WHAT THIS TASK INVOLVES
Starting with the first line of the data below, copy each line up to and including the one containing "plt.rcParams['font.family'] = ['Open". Pictures stay out.
*****
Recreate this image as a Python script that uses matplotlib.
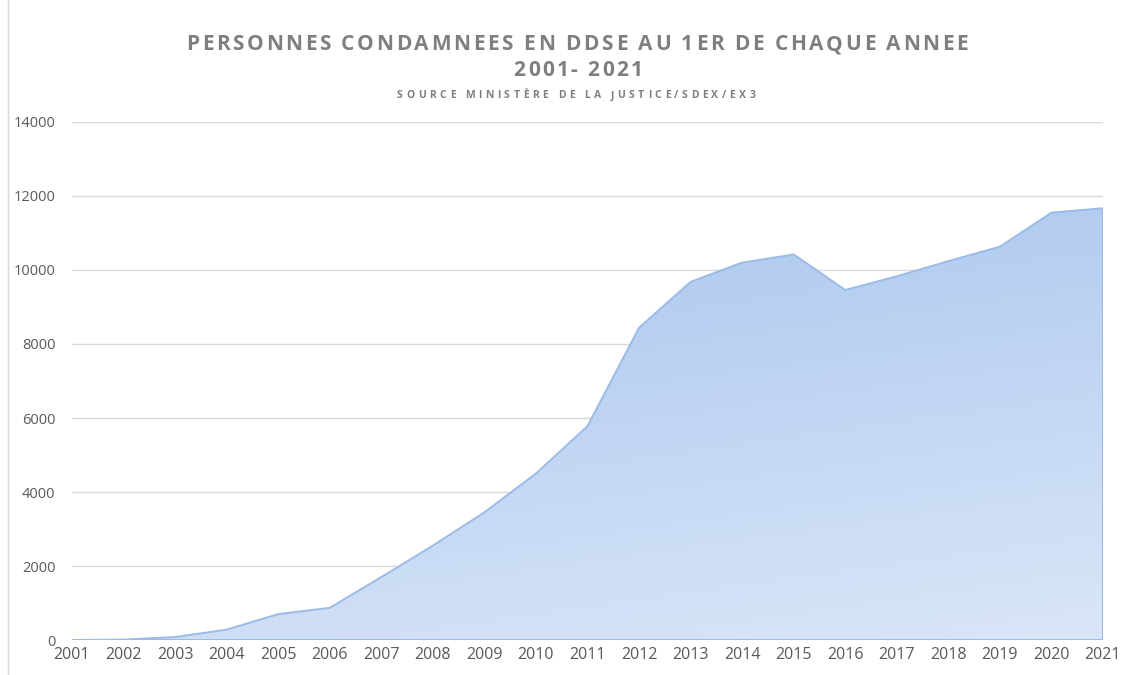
import numpy as np
import matplotlib
matplotlib.use("Agg")
import matplotlib.pyplot as plt
from matplotlib.colors import to_rgb

years = [2001, 2002, 2003, 2004, 2005, 2006, 2007, 2008, 2009, 2010, 2011,
         2012, 2013, 2014, 2015, 2016, 2017, 2018, 2019, 2020, 2021]
condamnes = [0, 10, 80, 280, 700, 870, 1700, 2550, 3450, 4500, 5780,
             8440, 9680, 10200, 10420, 9460, 9830, 10240, 10630, 11550, 11670]
y_ticks = [0, 2000, 4000, 6000, 8000, 10000, 12000, 14000]

title = "PERSONNES CONDAMNEES EN DDSE AU 1ER DE CHAQUE ANNEE"
subtitle = "2001- 2021"
source = "SOURCE MINISTÈRE DE LA JUSTICE/SDEX/EX3"

plt.rcParams['font.family'] = ['Open Sans', 'DejaVu Sans']

W, H = 1131, 675
fig = plt.figure(figsize=(W / 100, H / 100), dpi=100)
ax = fig.add_axes([72 / W, 35 / H, (1103 - 72) / W, (640 - 122) / H])

# gradient fill clipped to the area shape
top_c = np.array(to_rgb("#a6c4ee"))
bot_c = np.array(to_rgb("#dae6f8"))
ny, nx = 200, 200
vy = np.linspace(1, 0, ny)[:, None]
hx = np.linspace(0, 1, nx)[None, :]
t = np.clip(0.75 * (1 - vy) + 0.25 * hx, 0, 1)
grad = top_c[None, None, :] * (1 - t[..., None]) + bot_c[None, None, :] * t[..., None]
img = ax.imshow(grad, extent=[years[0], years[-1], 0, max(condamnes)],
                aspect="auto", origin="upper", zorder=2)
poly = ax.fill_between(years, condamnes, 0, facecolor="none",
                       edgecolor="#9bbbe8", linewidth=1.4, zorder=3)
img.set_clip_path(poly.get_paths()[0], transform=ax.transData)

ax.set_xlim(years[0], years[-1])
ax.set_ylim(0, 14000)
ax.set_yticks(y_ticks)
ax.set_yticklabels([str(v) for v in y_ticks])
ax.set_xticks(years)
ax.set_xticklabels([str(y) for y in years])
ax.grid(axis="y", color="#d9d9d9", linewidth=1, zorder=0)
ax.set_axisbelow(True)
for s in ax.spines.values():
    s.set_visible(False)
ax.tick_params(axis="both", length=0, colors="#595959", labelsize=10.5)
ax.tick_params(axis="y", pad=12)
ax.tick_params(axis="x", pad=5, labelsize=11.5)


# letter-spaced text, centred at (xc, yc) in pixels
def spaced_text(s, xc, yc, size, gap):
    renderer = fig.canvas.get_renderer()
    widths = []
    for ch in s:
        if ch == " ":
            tmp = fig.text(0, 0, "a a", fontsize=size, fontweight="bold")
            tmp2 = fig.text(0, 0, "aa", fontsize=size, fontweight="bold")
            w = (tmp.get_window_extent(renderer).width
                 - tmp2.get_window_extent(renderer).width)
            tmp.remove()
            tmp2.remove()
        else:
            tmp = fig.text(0, 0, ch, fontsize=size, fontweight="bold")
            w = tmp.get_window_extent(renderer).width
            tmp.remove()
        widths.append(w)
    total = sum(widths) + gap * (len(s) - 1)
    x = xc - total / 2
    for ch, w in zip(s, widths):
        if ch != " ":
            fig.text(x / W, 1 - yc / H, ch, fontsize=size, fontweight="bold",
                     color="#7f7f7f", ha="left", va="center")
        x += w + gap


spaced_text(title, 577, 45, 15, 2.6)
spaced_text(subtitle, 578, 71, 15, 2.4)
spaced_text(source, 576, 96, 7.5, 3.5)

# chart border on the left
fig.add_artist(plt.Line2D([8 / W, 8 / W], [0, 1], color="#d9d9d9",
                          linewidth=1, transform=fig.transFigure))

fig.savefig("out.png", dpi=100)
*****
COMPLETE OUTPUT
Recreate this image as a Python script that uses matplotlib.
import numpy as np
import matplotlib
matplotlib.use("Agg")
import matplotlib.pyplot as plt
from matplotlib.colors import to_rgb

years = [2001, 2002, 2003, 2004, 2005, 2006, 2007, 2008, 2009, 2010, 2011,
         2012, 2013, 2014, 2015, 2016, 2017, 2018, 2019, 2020, 2021]
condamnes = [0, 10, 80, 280, 700, 870, 1700, 2550, 3450, 4500, 5780,
             8440, 9680, 10200, 10420, 9460, 9830, 10240, 10630, 11550, 11670]
y_ticks = [0, 2000, 4000, 6000, 8000, 10000, 12000, 14000]

title = "PERSONNES CONDAMNEES EN DDSE AU 1ER DE CHAQUE ANNEE"
subtitle = "2001- 2021"
source = "SOURCE MINISTÈRE DE LA JUSTICE/SDEX/EX3"

plt.rcParams['font.family'] = ['Open Sans', 'DejaVu Sans']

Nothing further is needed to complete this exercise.